--- BEGIN ---
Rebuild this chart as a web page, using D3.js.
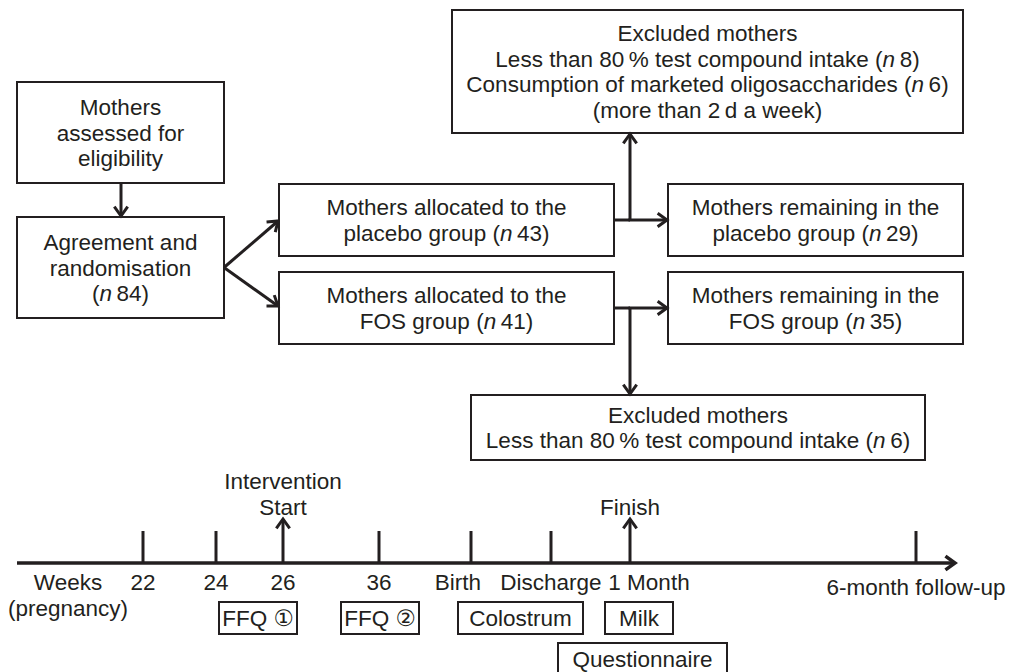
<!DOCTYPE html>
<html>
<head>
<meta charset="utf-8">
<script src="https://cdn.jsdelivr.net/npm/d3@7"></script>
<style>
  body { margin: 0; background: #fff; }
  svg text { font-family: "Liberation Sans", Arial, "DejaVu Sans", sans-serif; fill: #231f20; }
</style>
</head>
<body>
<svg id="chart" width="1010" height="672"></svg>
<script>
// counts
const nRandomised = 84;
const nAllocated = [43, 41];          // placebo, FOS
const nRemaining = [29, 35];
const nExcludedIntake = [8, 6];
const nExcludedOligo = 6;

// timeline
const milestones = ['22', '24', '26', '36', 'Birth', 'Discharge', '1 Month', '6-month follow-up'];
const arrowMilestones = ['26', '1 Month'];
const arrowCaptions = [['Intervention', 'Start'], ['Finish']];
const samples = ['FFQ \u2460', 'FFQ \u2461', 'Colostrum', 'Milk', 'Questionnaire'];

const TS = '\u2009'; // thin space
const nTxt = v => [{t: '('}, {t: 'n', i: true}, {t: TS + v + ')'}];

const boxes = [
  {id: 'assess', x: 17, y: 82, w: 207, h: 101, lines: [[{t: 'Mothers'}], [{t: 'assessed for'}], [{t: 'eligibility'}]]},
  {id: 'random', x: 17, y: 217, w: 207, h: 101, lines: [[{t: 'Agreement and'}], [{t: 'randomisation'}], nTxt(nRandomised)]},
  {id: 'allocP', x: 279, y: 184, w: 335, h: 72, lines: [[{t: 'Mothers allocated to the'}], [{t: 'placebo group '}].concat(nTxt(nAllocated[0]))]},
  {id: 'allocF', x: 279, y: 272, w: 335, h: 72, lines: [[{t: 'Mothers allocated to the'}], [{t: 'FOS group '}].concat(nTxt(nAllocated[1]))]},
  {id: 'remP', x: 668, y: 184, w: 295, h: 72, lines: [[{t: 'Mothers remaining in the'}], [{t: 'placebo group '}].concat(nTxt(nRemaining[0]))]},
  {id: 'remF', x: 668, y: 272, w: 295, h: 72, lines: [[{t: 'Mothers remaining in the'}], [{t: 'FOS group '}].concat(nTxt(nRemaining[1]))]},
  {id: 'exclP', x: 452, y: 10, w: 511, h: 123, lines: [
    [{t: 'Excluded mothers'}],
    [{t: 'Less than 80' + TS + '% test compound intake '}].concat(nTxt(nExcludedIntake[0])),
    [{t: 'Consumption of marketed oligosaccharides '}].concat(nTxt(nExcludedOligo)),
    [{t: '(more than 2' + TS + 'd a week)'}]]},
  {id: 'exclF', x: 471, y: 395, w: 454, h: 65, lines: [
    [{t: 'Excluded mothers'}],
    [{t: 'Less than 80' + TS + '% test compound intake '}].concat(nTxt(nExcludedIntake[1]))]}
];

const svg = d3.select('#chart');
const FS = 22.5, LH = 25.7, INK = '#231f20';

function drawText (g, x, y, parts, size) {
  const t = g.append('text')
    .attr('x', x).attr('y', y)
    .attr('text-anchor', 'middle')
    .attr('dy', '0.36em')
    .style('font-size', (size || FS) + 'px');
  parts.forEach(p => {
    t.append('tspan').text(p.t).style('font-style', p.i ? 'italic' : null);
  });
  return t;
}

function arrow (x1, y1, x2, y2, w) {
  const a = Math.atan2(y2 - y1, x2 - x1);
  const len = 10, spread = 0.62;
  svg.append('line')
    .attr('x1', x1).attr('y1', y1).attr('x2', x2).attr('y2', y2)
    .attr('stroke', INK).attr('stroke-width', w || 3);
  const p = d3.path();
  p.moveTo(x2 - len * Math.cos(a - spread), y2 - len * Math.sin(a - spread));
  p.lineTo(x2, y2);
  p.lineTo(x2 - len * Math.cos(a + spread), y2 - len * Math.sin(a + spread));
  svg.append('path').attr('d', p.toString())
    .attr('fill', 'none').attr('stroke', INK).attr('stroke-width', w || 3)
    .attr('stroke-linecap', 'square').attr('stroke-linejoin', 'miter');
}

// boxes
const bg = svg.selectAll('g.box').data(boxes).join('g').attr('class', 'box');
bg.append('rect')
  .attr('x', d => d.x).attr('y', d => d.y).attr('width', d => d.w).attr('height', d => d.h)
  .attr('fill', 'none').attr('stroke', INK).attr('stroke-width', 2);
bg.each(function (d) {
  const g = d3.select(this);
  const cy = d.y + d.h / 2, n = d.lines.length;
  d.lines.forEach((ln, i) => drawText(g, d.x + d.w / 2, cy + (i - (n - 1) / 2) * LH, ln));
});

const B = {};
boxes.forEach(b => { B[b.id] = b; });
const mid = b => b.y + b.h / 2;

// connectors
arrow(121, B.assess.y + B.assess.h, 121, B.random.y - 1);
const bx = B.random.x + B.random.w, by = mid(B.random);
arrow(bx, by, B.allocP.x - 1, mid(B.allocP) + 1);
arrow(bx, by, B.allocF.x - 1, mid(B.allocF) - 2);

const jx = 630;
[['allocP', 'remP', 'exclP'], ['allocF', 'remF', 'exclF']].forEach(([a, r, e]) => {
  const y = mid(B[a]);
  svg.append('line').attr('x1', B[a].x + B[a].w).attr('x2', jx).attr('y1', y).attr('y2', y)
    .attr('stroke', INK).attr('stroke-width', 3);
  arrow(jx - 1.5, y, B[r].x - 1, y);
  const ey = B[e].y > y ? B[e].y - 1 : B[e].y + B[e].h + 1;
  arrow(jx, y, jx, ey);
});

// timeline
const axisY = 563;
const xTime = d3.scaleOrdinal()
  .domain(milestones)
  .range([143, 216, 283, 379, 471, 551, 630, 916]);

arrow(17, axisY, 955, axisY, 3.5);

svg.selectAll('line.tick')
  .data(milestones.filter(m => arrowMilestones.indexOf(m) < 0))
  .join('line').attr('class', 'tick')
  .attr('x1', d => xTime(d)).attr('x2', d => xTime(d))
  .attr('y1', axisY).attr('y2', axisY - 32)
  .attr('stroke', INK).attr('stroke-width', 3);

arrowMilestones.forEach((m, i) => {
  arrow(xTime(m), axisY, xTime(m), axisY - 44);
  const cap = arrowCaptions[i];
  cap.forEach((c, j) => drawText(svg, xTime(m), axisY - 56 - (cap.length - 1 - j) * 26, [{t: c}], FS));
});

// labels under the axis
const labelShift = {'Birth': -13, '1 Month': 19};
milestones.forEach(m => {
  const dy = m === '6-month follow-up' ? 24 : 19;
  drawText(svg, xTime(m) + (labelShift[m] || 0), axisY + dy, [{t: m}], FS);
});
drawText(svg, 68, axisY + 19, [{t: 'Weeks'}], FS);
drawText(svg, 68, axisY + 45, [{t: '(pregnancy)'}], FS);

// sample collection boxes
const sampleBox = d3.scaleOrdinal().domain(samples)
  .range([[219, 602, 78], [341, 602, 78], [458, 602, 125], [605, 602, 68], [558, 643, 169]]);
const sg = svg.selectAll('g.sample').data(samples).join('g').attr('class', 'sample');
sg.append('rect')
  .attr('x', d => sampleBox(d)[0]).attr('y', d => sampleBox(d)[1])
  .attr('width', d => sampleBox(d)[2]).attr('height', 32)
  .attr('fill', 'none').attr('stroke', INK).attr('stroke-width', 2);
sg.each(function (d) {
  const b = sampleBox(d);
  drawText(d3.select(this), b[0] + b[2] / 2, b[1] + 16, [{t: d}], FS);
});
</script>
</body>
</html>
--- END ---
Restate the data word for word from its first line through the line with "const nTxt = v", leaving out any picture along the way.

Rebuild this chart as a web page, using D3.js.
<!DOCTYPE html>
<html>
<head>
<meta charset="utf-8">
<script src="https://cdn.jsdelivr.net/npm/d3@7"></script>
<style>
  body { margin: 0; background: #fff; }
  svg text { font-family: "Liberation Sans", Arial, "DejaVu Sans", sans-serif; fill: #231f20; }
</style>
</head>
<body>
<svg id="chart" width="1010" height="672"></svg>
<script>
// counts
const nRandomised = 84;
const nAllocated = [43, 41];          // placebo, FOS
const nRemaining = [29, 35];
const nExcludedIntake = [8, 6];
const nExcludedOligo = 6;

// timeline
const milestones = ['22', '24', '26', '36', 'Birth', 'Discharge', '1 Month', '6-month follow-up'];
const arrowMilestones = ['26', '1 Month'];
const arrowCaptions = [['Intervention', 'Start'], ['Finish']];
const samples = ['FFQ \u2460', 'FFQ \u2461', 'Colostrum', 'Milk', 'Questionnaire'];

const TS = '\u2009'; // thin space
const nTxt = v => [{t: '('}, {t: 'n', i: true}, {t: TS + v + ')'}];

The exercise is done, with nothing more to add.